Starting from Jamshedpur, the initiative was rolled out across Tata Steel’s operational areas, including West Bokaro, Jamadoba and Noamundi in Jharkhand, and Kalinganagar and Sukinda in Odisha. By May 11, 2020, they had served a total of 20.80 lakh meals through cooked food or by enabling grocery support to community kitchens. In doing so, the foundation and its partners had touched the lives of more than 70,000 vulnerable people.
The act of sharing food went on for two weeks. The numbers were reduced to 54,000 and then to 37,500 meals per day later, when the government started distributing dry ration items through the pubic distribution system (PDS). Jiren says, “Once we came to know that the PDS system was robust and that people had plenty of food grains, we decided to transfer our resources to some other location where the need was greater.”
At this point, the team also began the distribution of dry ration and basic hygiene kits consisting of soaps, sanitisers and masks, across the communities, in collaboration with the district administration. In all, they distributed 36,078 dry ration kits across Kolhan in West Singhbum district of Jharkhand.
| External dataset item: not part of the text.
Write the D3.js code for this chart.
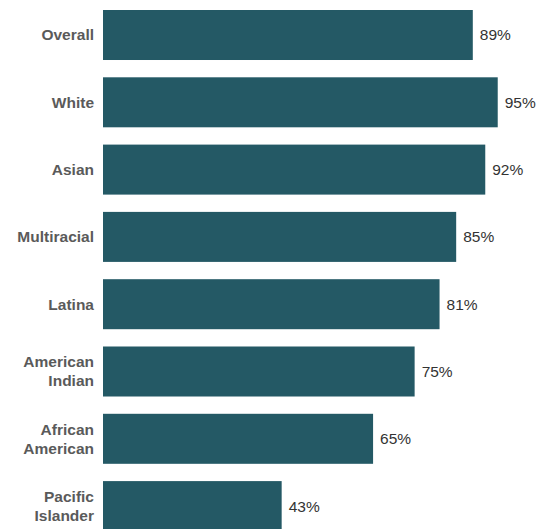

Each kit was sufficient to see a family of 5 through 15 days.
Additionally, they provided ration under the Mukhyamantri Homeless Bhojan Yojana in collaboration with the district administration of West Singhbhum. They also distributed 1998 ration kits to Anganwadis across 16 blocks of West Singhbhum, effectively touching 9000 lives.
Power of teamwork
The highlight of this initiative was the fact that it galvanised so many to dip into their own resources for the good of the most vulnerable members of the community. The Thought for Food initiative saw Tata Steel Foundation working in partnership with the district administration. They were also ably supported by the Annamrita Foundation, Jamshedpur Engineering and Machine Manufacturing Company Canteen and Dasaprakash who offered cooking infrastructure in Jamshedpur. Most importantly, the initiative was opened for crowd-funding; a total of 313 donors contributed Rs70.48 lakh. Many of these donors were individuals and organisations that were not part of Tata Steel.
Thanks to this support, Tata Steel Foundation was able to ensure that no one starved in Jamshedpur during the lockdown.